The 31-year-old was born in Buenos Aires and came to Israel when she was 3. She grew up in Rishon Letzion, but her parents didn’t blend in well and left the country at some point. She was discharged from the army due to some emotional issues.
“It was clear to me from a young age that I wouldn’t serve in the army,” she says. “I never bought the Zionist lie and all the propaganda. I never felt part of it, and I think it shows in the film.
"I’m in a strange situation in this country, since on one hand I could be seen as Tel Aviv hipster, but I’m not really from here." she continues. "I wasn’t born here and my parents didn’t fit in – people find it hard to even pronounce my name properly. So I have this background that allows me to look at things from a different perspective, and to some extent that allowed me to make the movie, since I didn’t buy into the threats that most Israelis believe in – according to which most Palestinians are terrorists and it’s very dangerous to go there. My complicated identity allowed me to observe this from a slightly different angle.”
Most people she told about her project thought she was crazy, she says. They told her people don’t go to the territories, that it’s illegal and that she’ll surely be killed there. And to go alone to meet men she didn’t know and talk to them about sex! Who does something like that?
'All of them were really nice, they wanted to meet me,' she says. 'On OK Cupid there are no women from the territories, only men. So their only option for meeting women is women from Israel'
Only her mentors in Bezalel supported her. And yes, she was a bit afraid, since she had never been there before and didn’t really know what was going on there.
“What allowed it to happen was that there were many student exchanges then at Bezalel, and there were many students who got their kicks out of going to Ramallah and Bethlehem every couple of days. I saw that it was actually quite easy and people do it,” she explains.
“One woman came with me twice and helped take some shots there, and that gave me the courage. Besides, I have an Argentine passport, so I knew that if I were detained at checkpoints I could always produce it.”
‘Israeli women their only option’
In addition to Tinder, Moldavsky also used the OK Cupid dating app and corresponded with many men.

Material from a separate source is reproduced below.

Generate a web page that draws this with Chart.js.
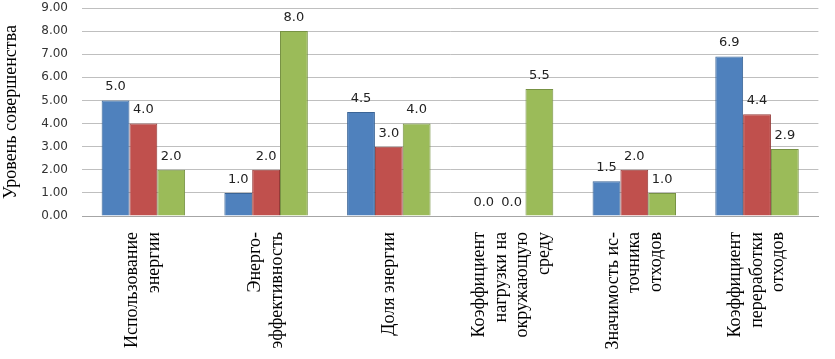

She ultimately met four of them, three of whom appear in the movie.
“All of them were really nice, they wanted to meet me,” she relatse. “On OK Cupid there are no women from the territories, only men. So their only option for meeting women is women from Israel. That’s too bad, because they are striking, strong and gentlemanly. In all my conversations with them, I never encountered any racist or Israel-hating comment.”
Sexuality is very prominent in the documentary. Not physically, but through correspondence and conversations. When Moldavsky creates her profile online, for example, and gets to a question of “What do you think about a lot?” she answers simply and to the point: “Sex.”
When she talks to men she meets online, the conversation deals with the subject many times. “My previous films and projects also dealt with sexuality. Something that is not sexual doesn’t interest me,” she explains.
“So it simply happened. It’s quite obvious in a movie about the dating world, especially the online contemporary one, in which you immediately talk about hard-core sex.”
When Moldavsky fills out her profile online, she’s also asked if she likes to talk about politics. Her answer is an emphatic no. This is quite surprising for an artist who chose to make a documentary about relations between Israelis and Palestinians, and about life on both sides of the Green Line.
“That’s precisely it: I wanted to make a film that would be very political and charged, but from a different perspective," she explains. “There are thousands of media and film representations of the well-hashed topics that have become almost clichés. I don’t enjoy arguing about politics. When people tell me ‘Bibi said this and Abu Mazen [Mahmoud Abbas] said that,’ it doesn’t interest me. I wanted to investigate it from another angle, a gender-based one, examining reciprocal relations between nationality and gender. This is not a classical political movie about the conflict.”
She was fearful when she embarked on this journey, but she is no less anxious now. “I’m dying of fright before the screening in Tel Aviv. Scared of the reaction. I know I could be eaten alive, from left and right. People were angry after the Berlin screening,” she says.
“People get mad when you relate to sexuality. It’s hard for many people, it angers them. I was asked why I talk to these men about sex. I was expected instead to commit some heroic act in trying to bring about peace.”
Nevertheless, she hopes that, along with the anger, there will be some laughter at the screening. There are funny situations in the film and, in general, the whole situation is absurd and funny, she reminds people.
“Besides, I hope people will see in this film a different and new representation of Palestinian men, as people who are gentlemen, tender and sexy. This is so different than presenting them as terrorists – the usual way Palestinians are portrayed in the media. I hope people realize the absurdity. We’ve been a web-based society for a long time, so what do physical barriers mean? What’s the significance of all this nonsense?" she asks. "The internet era requires a new spatial way of thinking. Land and squabbling over land is old world. What’s to fight about over land? Maybe I’m a naïve hippie, but that’s what I feel.”